* START Supplied records *
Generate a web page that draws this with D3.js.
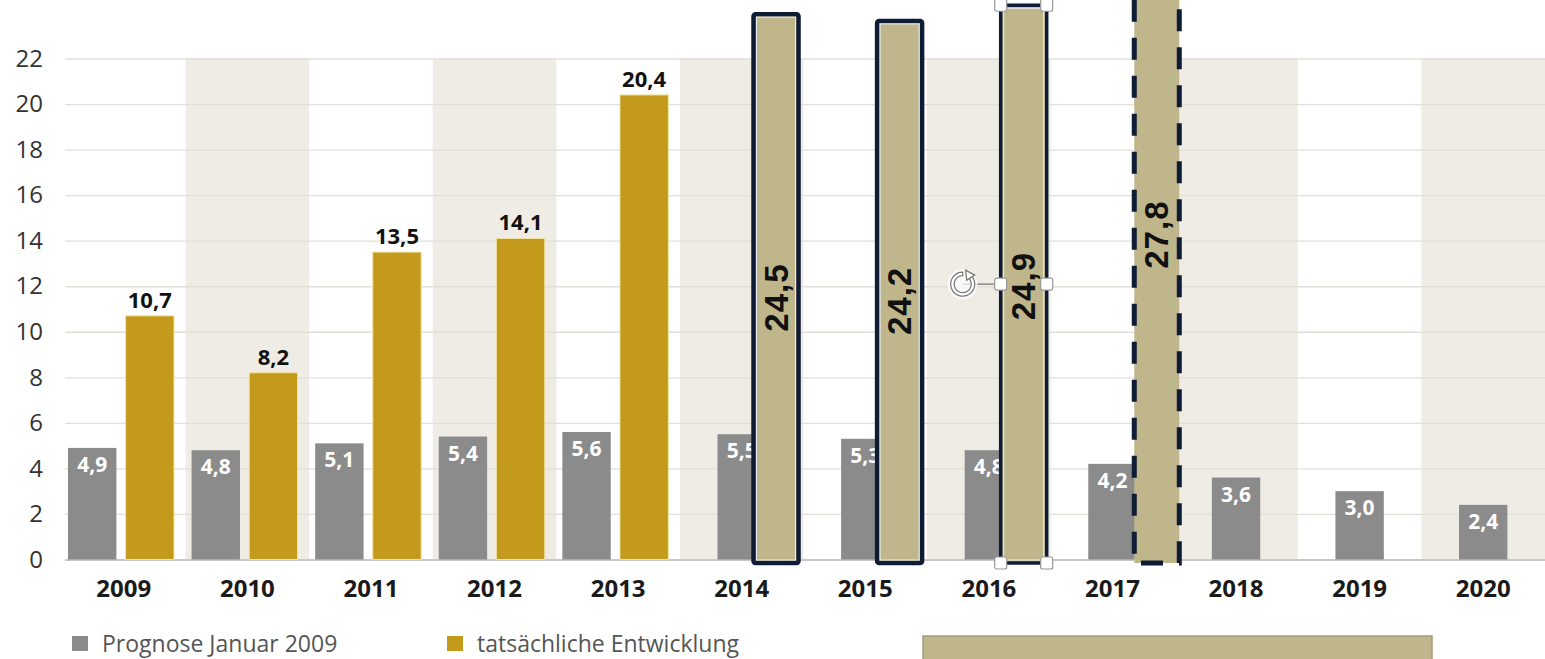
<!DOCTYPE html>
<html>
<head>
<meta charset="utf-8">
<script src="https://cdn.jsdelivr.net/npm/d3@7"></script>
<style>
  body { margin: 0; background: #fff; }
  svg { display: block; font-family: 'Open Sans', sans-serif; }
</style>
</head>
<body>
<svg id="svg" width="1545" height="659"></svg>
<script>
// chart data
const years = ['2009', '2010', '2011', '2012', '2013', '2014', '2015', '2016', '2017', '2018', '2019', '2020'];
const prognose = [4.9, 4.8, 5.1, 5.4, 5.6, 5.5, 5.3, 4.8, 4.2, 3.6, 3.0, 2.4];
const actual = [10.7, 8.2, 13.5, 14.1, 20.4, null, null, null, null, null, null, null];
// bars sketched on top of the chart
const sketchYears = ['2014', '2015', '2016', '2017'];
const sketchValues = [24.5, 24.2, 24.9, 27.8];
const sketchKinds = ['solid', 'solid', 'selected', 'dashed'];
const yTicks = [0, 2, 4, 6, 8, 10, 12, 14, 16, 18, 20, 22];
const legendLabels = ['Prognose Januar 2009', 'tatsächliche Entwicklung'];

const colours = { prognose: '#8b8b8b', actual: '#c39a1c', sketch: '#c0b68c', band: '#efece6', grid: '#e2dfd9', frame: '#0f1c36' };
const de = d3.formatLocale({ decimal: ',', thousands: '.', grouping: [3], currency: ['', ' €'] });
const fmt = de.format('.1f');

const svg = d3.select('#svg');
svg.append('rect').attr('width', 1545).attr('height', 659).attr('fill', '#fff');

const x0 = d3.scaleBand().domain(years).range([62, 1545]);
const x1 = d3.scaleBand().domain(['prognose', 'actual']).range([6, 112]).paddingInner(0.16);
const y = d3.scaleLinear().domain([0, 22]).range([559.5, 58.5]);
// the sketched bars were drawn a little off the chart's own scale
const ySketch = d3.scaleLinear().domain([0, 25]).range([563, 3]);

// alternating column shading
svg.append('g').selectAll('rect')
  .data(years.filter((d, i) => i % 2 === 1))
  .join('rect')
  .attr('x', d => x0(d))
  .attr('y', y(22))
  .attr('width', x0.bandwidth())
  .attr('height', y(0) - y(22))
  .attr('fill', colours.band);

// grid
const yAxis = d3.axisLeft(y).tickValues(yTicks).tickSize(-(1545 - 65)).tickPadding(22);
const yAxisG = svg.append('g').attr('transform', 'translate(65,0)').call(yAxis);
yAxisG.select('.domain').remove();
yAxisG.selectAll('.tick line').attr('stroke', colours.grid).attr('stroke-width', 1.3);
yAxisG.selectAll('.tick').filter(d => d === 0).select('line').attr('stroke', '#c8c8c8').attr('stroke-width', 2);
yAxisG.selectAll('.tick text')
  .attr('fill', '#333')
  .style('font-size', '24px')
  .style('font-family', "'Open Sans', sans-serif");

const xAxis = d3.axisBottom(x0).tickSize(0).tickPadding(20);
const xAxisG = svg.append('g').attr('transform', `translate(0,${y(0)})`).call(xAxis);
xAxisG.select('.domain').remove();
xAxisG.selectAll('.tick text')
  .attr('fill', '#1a1a1a')
  .style('font-size', '24px')
  .style('font-weight', 700)
  .style('font-family', "'Open Sans', sans-serif");

// bars
const rows = years.map((yr, i) => ({ year: yr, prognose: prognose[i], actual: actual[i] }));
// a forecast bar without an actual partner sits in the middle of its column
const progX = d => d.actual != null ? x1('prognose') : (x0.bandwidth() - x1.bandwidth()) / 2;

const groups = svg.append('g').selectAll('g')
  .data(rows)
  .join('g')
  .attr('transform', d => `translate(${x0(d.year)},0)`);

groups.append('rect')
  .attr('x', progX)
  .attr('y', d => y(d.prognose))
  .attr('width', x1.bandwidth())
  .attr('height', d => y(0) - y(d.prognose))
  .attr('fill', colours.prognose);

groups.append('text')
  .attr('x', d => progX(d) + x1.bandwidth() / 2)
  .attr('y', d => y(d.prognose) + 24)
  .attr('text-anchor', 'middle')
  .attr('fill', '#fff')
  .style('font-size', '21px')
  .style('font-weight', 700)
  .text(d => fmt(d.prognose));

const withActual = groups.filter(d => d.actual != null);

withActual.append('rect')
  .attr('x', x1('actual'))
  .attr('y', d => y(d.actual))
  .attr('width', x1.bandwidth())
  .attr('height', d => y(0) - y(d.actual))
  .attr('fill', colours.actual)
  .attr('stroke', '#f2e3a2')
  .attr('stroke-width', 1);

withActual.append('text')
  .attr('x', x1('actual') + x1.bandwidth() / 2)
  .attr('y', d => y(d.actual) - 8)
  .attr('text-anchor', 'middle')
  .attr('fill', '#111')
  .style('font-size', '22px')
  .style('font-weight', 700)
  .text(d => fmt(d.actual));

// legend
const legend = svg.append('g').attr('transform', 'translate(72,636)');
legendLabels.forEach((label, i) => {
  const g = legend.append('g').attr('transform', `translate(${i * 375},0)`);
  g.append('rect').attr('width', 16).attr('height', 15)
    .attr('fill', i === 0 ? colours.prognose : colours.actual);
  g.append('text').attr('x', 30).attr('y', 16)
    .attr('fill', '#555')
    .style('font-size', '23px')
    .text(label);
});

// sketched bars
const sketchStyle = {
  solid: { shift: 10, width: 45, dash: null, strokeWidth: 4.5, labelShift: 9 },
  selected: { shift: 10, width: 46, dash: null, strokeWidth: 3.5, labelShift: 2 },
  dashed: { shift: 20, width: 45, dash: '22 16', strokeWidth: 5, labelShift: -17 }
};
const sketch = sketchYears.map((yr, i) => ({ year: yr, value: sketchValues[i], kind: sketchKinds[i] }));

const sk = svg.append('g').selectAll('g')
  .data(sketch)
  .join('g')
  .attr('transform', d => `translate(${x0(d.year) + x1('actual') + sketchStyle[d.kind].shift},0)`);

sk.append('rect')
  .attr('x', 0)
  .attr('y', d => ySketch(d.value))
  .attr('width', d => sketchStyle[d.kind].width)
  .attr('height', d => ySketch(0) - ySketch(d.value))
  .attr('fill', colours.sketch)
  .attr('stroke', colours.frame)
  .attr('stroke-width', d => sketchStyle[d.kind].strokeWidth)
  .attr('stroke-dasharray', d => sketchStyle[d.kind].dash)
  .attr('rx', d => d.kind === 'solid' ? 2 : 0);

// thin light inner edge of the frames
sk.filter(d => d.kind !== 'dashed').append('rect')
  .attr('x', 3)
  .attr('y', d => ySketch(d.value) + 3)
  .attr('width', d => sketchStyle[d.kind].width - 6)
  .attr('height', d => ySketch(0) - ySketch(d.value) - 6)
  .attr('fill', 'none')
  .attr('stroke', '#e8eef0')
  .attr('stroke-width', 1);

sk.append('text')
  .attr('transform', d => {
    const cy = (ySketch(d.value) + ySketch(0)) / 2 + sketchStyle[d.kind].labelShift;
    return `translate(${sketchStyle[d.kind].width / 2},${cy}) rotate(-90)`;
  })
  .attr('text-anchor', 'middle')
  .attr('dominant-baseline', 'central')
  .attr('fill', '#111')
  .style('font-family', "'Liberation Sans', Arial, sans-serif")
  .style('font-size', '33px')
  .style('letter-spacing', '1px')
  .style('font-weight', 700)
  .text(d => fmt(d.value));

// selection frame with handles on the selected bar
const sel = sk.filter(d => d.kind === 'selected');
sel.each(function(d) {
  const g = d3.select(this);
  const w = sketchStyle[d.kind].width;
  const top = ySketch(d.value), bottom = ySketch(0), mid = (top + bottom) / 2;
  g.append('line').attr('x1', -38).attr('x2', 0).attr('y1', mid).attr('y2', mid)
    .attr('stroke', '#777').attr('stroke-width', 1.2);
  // rotate icon
  const icon = g.append('g').attr('transform', `translate(-38,${mid})`);
  icon.append('circle').attr('r', 15).attr('fill', '#fff').attr('opacity', 0.7);
  icon.append('path')
    .attr('d', d3.arc()({ innerRadius: 8.5, outerRadius: 12, startAngle: 0.6, endAngle: 2 * Math.PI }))
    .attr('fill', '#fff').attr('stroke', '#777').attr('stroke-width', 1.2);
  icon.append('path').attr('d', 'M3,-14 L12,-9 L4,-4 Z')
    .attr('fill', '#fff').attr('stroke', '#777').attr('stroke-width', 1.2);
  [[0, top], [w, top], [0, mid], [w, mid], [0, bottom], [w, bottom]].forEach(p => {
    g.append('rect')
      .attr('x', p[0] - 6).attr('y', p[1] - 6)
      .attr('width', 12).attr('height', 12).attr('rx', 2)
      .attr('fill', '#fff').attr('stroke', '#999').attr('stroke-width', 1.2);
  });
});

// box at the bottom right, cut off by the picture edge
svg.append('rect')
  .attr('x', 923).attr('y', 636)
  .attr('width', 509).attr('height', 40)
  .attr('fill', colours.sketch)
  .attr('stroke', '#a39c80')
  .attr('stroke-width', 1.5);
</script>
</body>
</html>
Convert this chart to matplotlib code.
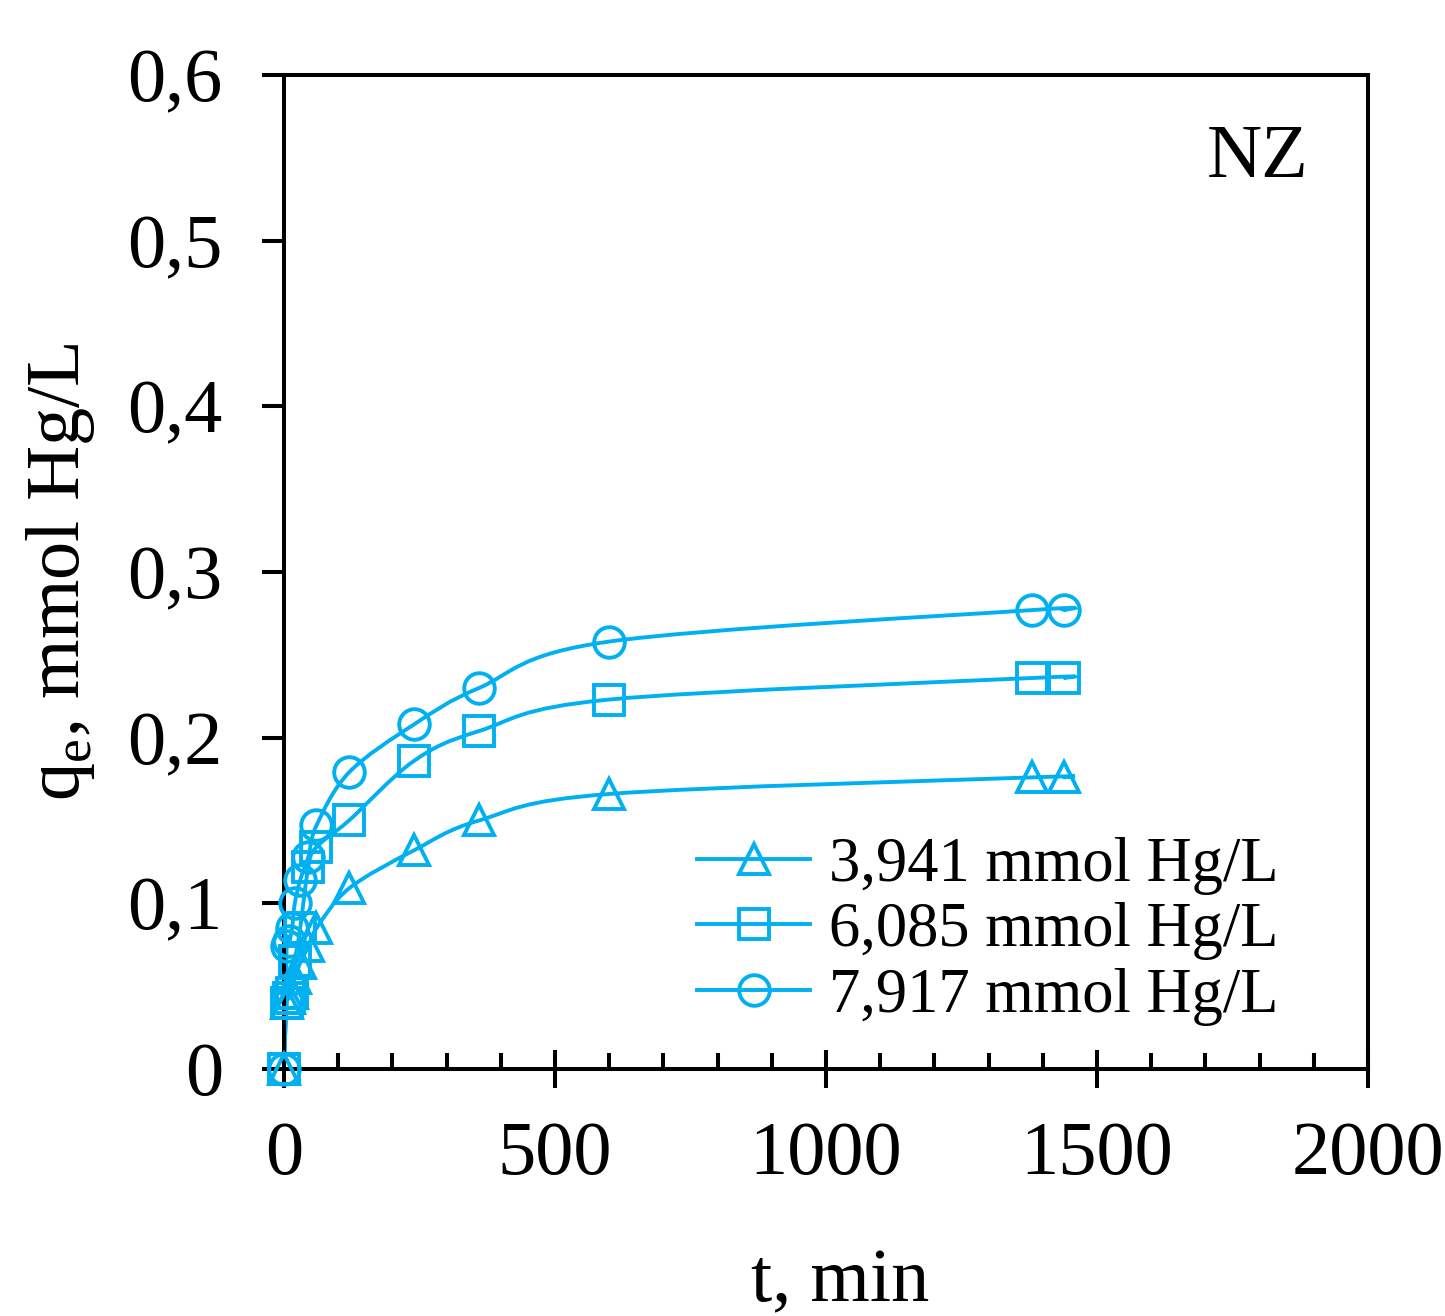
* END Supplied records *
→ Request: In the entries above, identify every line with the word "chart". Copy those lines.

→ Correct response:
// chart data
// bars sketched on top of the chart
// the sketched bars were drawn a little off the chart's own scale
Convert this chart to matplotlib code.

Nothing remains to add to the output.